A topographical model for precipitation pattern in the Tibetan Plateau


Abstract As the highest and most extensive plateau on earth, the Tibetan Plateau has strong thermo-dynamic effect, which not only affects regional climate around the plateau but also temperature and precipitation patterns of itself. However, due to scattered meteorological stations, its spatial precipitation pattern and, especially, the mechanism behind are poorly understood. The availability of spatially consistent satellite-derived precipitation data makes it possible to get accurate precipitation pattern in the plateau, which could help quantitatively explore the effect and mechanism of mass elevation effect on precipitation pattern. This paper made full use of TMPA 3B43 V7 monthly precipitation data to track the trajectory of precipitation and identified four routes (east, southeast, south, west directions) along which moisture-laden air masses move into the plateau. We made the assumption that precipitation pattern is the result interplay of these four moisture-laden air masses transportation routes against the distances from moisture sources and the topographic barriers along the routes. To do so, we developed a multivariate linear regression model with the spatial distribution of annual mean precipitation as the dependent variable and the topographical barriers to these four moisture sources as independent variables.
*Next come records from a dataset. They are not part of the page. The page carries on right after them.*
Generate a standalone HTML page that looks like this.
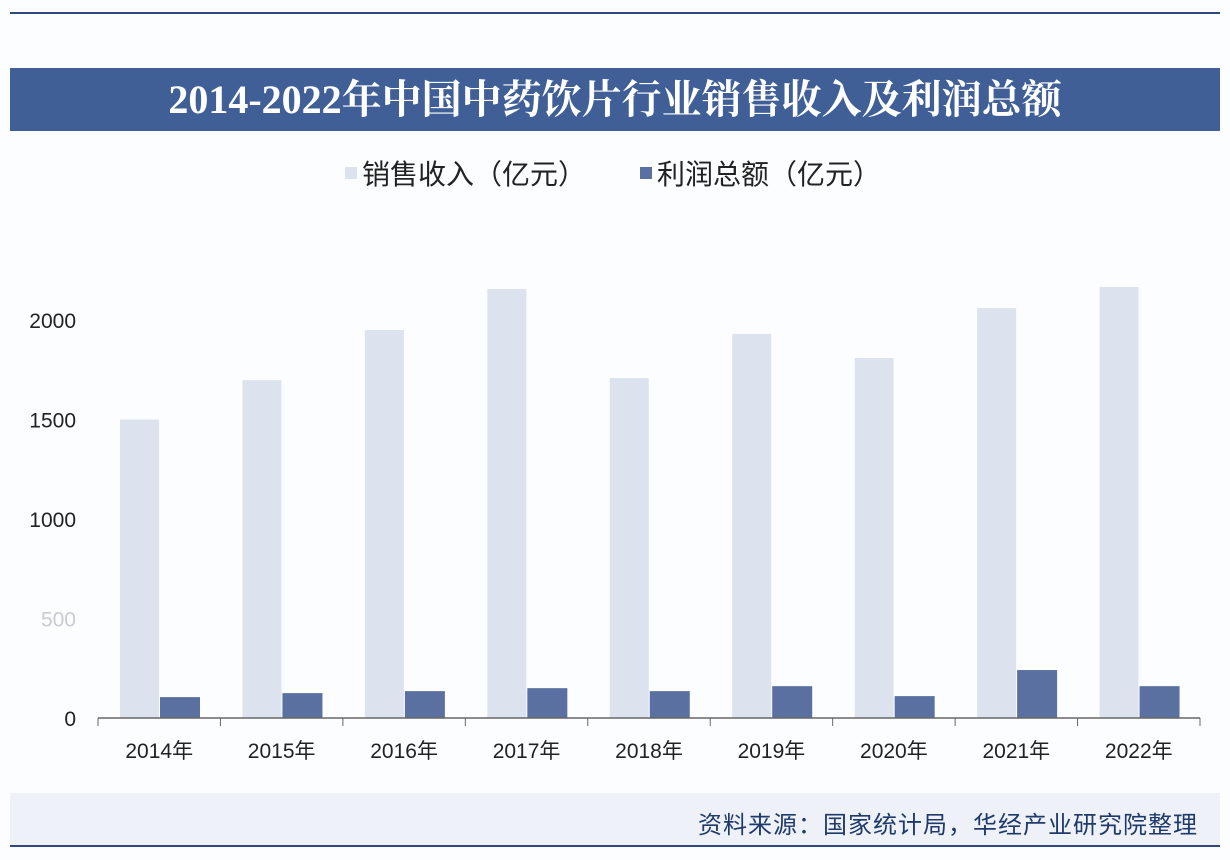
<!DOCTYPE html>
<html><head><meta charset="utf-8">
<style>
body{margin:0;background:#fff;font-family:"Liberation Sans","Noto Sans CJK SC",sans-serif;}
#wrap{position:relative;width:1230px;height:860px;overflow:hidden;background:#fcfdfe;}
</style></head>
<body>
<div id="wrap">
<div style="position:absolute;left:10px;top:12px;width:1210px;height:2px;background:#2e4a7c"></div>
<div style="position:absolute;left:10px;top:68px;width:1210px;height:63px;background:#3f5f96;color:#fff;font:bold 40px 'Liberation Serif','Noto Serif CJK SC',serif;text-align:center;line-height:63px">2014-2022年中国中药饮片行业销售收入及利润总额</div>
<div style="position:absolute;left:10px;top:793px;width:1210px;height:52px;background:#eef2f8"></div>
<div style="position:absolute;right:32px;top:805px;font-size:24px;color:#1f3a6a;letter-spacing:1px">资料来源：国家统计局，华经产业研究院整理</div>
<div style="position:absolute;left:10px;top:845px;width:1210px;height:2px;background:#2e4a7c"></div>
<svg id="chart" width="1230" height="860" style="position:absolute;left:0;top:0"></svg>
</div>
<script>
const categories=["2014年","2015年","2016年","2017年","2018年","2019年","2020年","2021年","2022年"];
const salesValues=[1500,1698,1950,2156,1708,1930,1809,2060,2166];
const profitValues=[105,125,135,150,135,160,110,241,160];
const yTicks=[0,500,1000,1500,2000];
const seriesNames=["销售收入（亿元）","利润总额（亿元）"];
const NS="http://www.w3.org/2000/svg";
const svg=document.getElementById('chart');
const x0=98,x1=1200,y0=718,yScale=398/2000;
const catW=(x1-x0)/categories.length;
const yPos=v=>y0-v*yScale;
const xPos=i=>x0+i*catW;
function mk(t,a){const e=document.createElementNS(NS,t);for(const k in a)e.setAttribute(k,a[k]);svg.appendChild(e);return e;}
yTicks.forEach(v=>{
  const t=mk('text',{x:76,y:yPos(v)+8,'text-anchor':'end','font-size':21,fill:v===500?'#c8ccd4':'#222'});
  t.textContent=v;
  
  
});
categories.forEach((c,i)=>{
  const s=mk('rect',{x:xPos(i)+22,y:yPos(salesValues[i]),width:39,height:salesValues[i]*yScale,fill:'#dde3ee'});
  
  
  const p=mk('rect',{x:xPos(i)+62,y:yPos(profitValues[i]),width:40,height:profitValues[i]*yScale,fill:'#5a70a0'});
  
  
  const t=mk('text',{x:xPos(i)+catW/2,y:758,'text-anchor':'middle','font-size':21,fill:'#222'});
  t.textContent=c;
  
  
});
for(let i=0;i<=categories.length;i++){
  const tk=mk('line',{x1:xPos(i),x2:xPos(i),y1:y0,y2:y0+8,stroke:'#666','stroke-width':1});
  
  
}
const ax=mk('line',{x1:x0,x2:x1,y1:y0,y2:y0,stroke:'#666','stroke-width':1.5});


const lg=[[345,'#dde3ee'],[640,'#5a70a0']];
lg.forEach((l,i)=>{
  const r=mk('rect',{x:l[0],y:167,width:12,height:12,fill:l[1]});
  
  
  const t=mk('text',{x:l[0]+17,y:184,'font-size':28,fill:'#222'});
  t.textContent=seriesNames[i];
  
  
});
</script>
</body></html>
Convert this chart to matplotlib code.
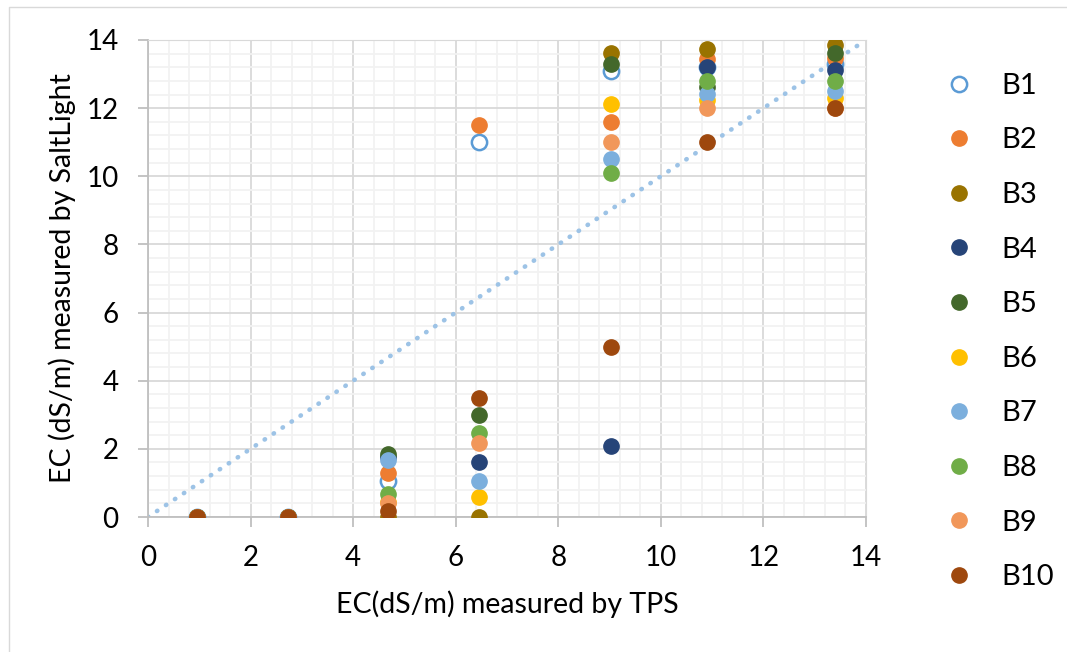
import numpy as np
import matplotlib.pyplot as plt
from matplotlib.ticker import MultipleLocator
from matplotlib.lines import Line2D

plt.rcParams['font.family'] = ['Lato', 'DejaVu Sans']

# TPS readings (x) shared by all sensors
tps = [0.95, 2.73, 4.67, 6.45, 9.03, 10.9, 13.4]

names = ['B1', 'B2', 'B3', 'B4', 'B5', 'B6', 'B7', 'B8', 'B9', 'B10']
b1 = [0, 0, 1.07, 11.0, 13.1, 13.2, 13.3]
b2 = [0, 0, 1.3, 11.5, 11.6, 13.43, 13.46]
b3 = [0, 0, 0, 0, 13.63, 13.73, 13.85]
b4 = [0, 0, 1.76, 1.6, 2.08, 13.22, 13.13]
b5 = [0, 0, 1.84, 3.0, 13.31, 12.63, 13.63]
b6 = [0, 0, 0.45, 0.58, 12.12, 12.24, 12.29]
b7 = [0, 0, 1.67, 1.07, 10.52, 12.42, 12.5]
b8 = [0, 0, 0.67, 2.47, 10.1, 12.81, 12.81]
b9 = [0, 0, 0.42, 2.18, 11.0, 12.0, 12.0]
b10 = [0, 0, 0.19, 3.5, 4.99, 11.0, 12.0]
series = [b1, b2, b3, b4, b5, b6, b7, b8, b9, b10]

colors = ['#5B9BD5', '#ED7D31', '#997300', '#264478', '#43682B',
          '#FFC000', '#7CAFDD', '#70AD47', '#F1975A', '#9E480E']

W, H = 1067, 652
fig = plt.figure(figsize=(W/100, H/100), dpi=100)
# chart area border (only left and top edges are inside the picture)
fig.lines.append(Line2D([8.5/W, 8.5/W, 1], [0, 1 - 6.5/H, 1 - 6.5/H],
                        transform=fig.transFigure, color='#d9d9d9', lw=1))
ax = fig.add_axes([148/W, 1 - 517/H, (866-148)/W, (517-40)/H])

# 1:1 line
ax.plot([0, 13.9], [0, 13.9], color='#9DC3E6', lw=3.3, ls=(0, (0.1, 2.25)),
        dash_capstyle='round', zorder=2)

for i in range(len(names)):
    if i == 0:
        ax.plot(tps, series[i], 'o', ms=11, mfc='white', mec=colors[i],
                mew=1.8, ls='none', label=names[i], zorder=3)
    else:
        ax.plot(tps, series[i], 'o', ms=11, color=colors[i], ls='none',
                label=names[i], zorder=3)

ax.set_xlim(0, 14)
ax.set_ylim(0, 14)
ax.xaxis.set_major_locator(MultipleLocator(2))
ax.yaxis.set_major_locator(MultipleLocator(2))
ax.xaxis.set_minor_locator(MultipleLocator(0.4))
ax.yaxis.set_minor_locator(MultipleLocator(0.4))
ax.grid(which='major', color='#d9d9d9', lw=1.3, zorder=0)
ax.grid(which='minor', color='#f2f2f2', lw=1.3, zorder=0)
ax.set_axisbelow(True)
for s in ['top', 'right']:
    ax.spines[s].set_color('#d9d9d9')
for s in ['left', 'bottom']:
    ax.spines[s].set_color('#bfbfbf')
    ax.spines[s].set_linewidth(1.3)
ax.tick_params(which='major', direction='out', length=7.2, color='#bfbfbf',
               width=1.3, labelsize=20, labelcolor='black')
ax.tick_params(axis='y', pad=14)
ax.tick_params(axis='x', pad=13)
ax.tick_params(which='minor', length=0)

ax.set_xlabel('EC(dS/m) measured by TPS', fontsize=20.5, va='center')
ax.set_ylabel('EC (dS/m) measured by SaltLight', fontsize=20.5, va='center')
ax.xaxis.set_label_coords(507/W, 1 - 604/H, transform=fig.transFigure)
ax.yaxis.set_label_coords(62/W, 1 - 278/H, transform=fig.transFigure)

ax.legend(loc='center left', bbox_to_anchor=(933/W, 1 - 331.5/H),
          bbox_transform=fig.transFigure, frameon=False, fontsize=21,
          labelspacing=0.98, handlelength=1.0, handletextpad=0.96,
          borderaxespad=0)

fig.savefig('out.png', dpi=100)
The result shows that our model could explain about 70% of spatial variation of mean annual precipitation pattern in the plateau; the regression analysis also shows that the southeast moisture source (the Bay of Bengal) contributes the most (32.56%) to the rainfall pattern of the plateau; the east and the south sources have nearly the same contribution, 23.59% and 23.48%, respectively; while the west source contributes the least, only 20.37%. The findings of this study can greatly improve our understanding of mass elevation effect on spatial precipitation pattern.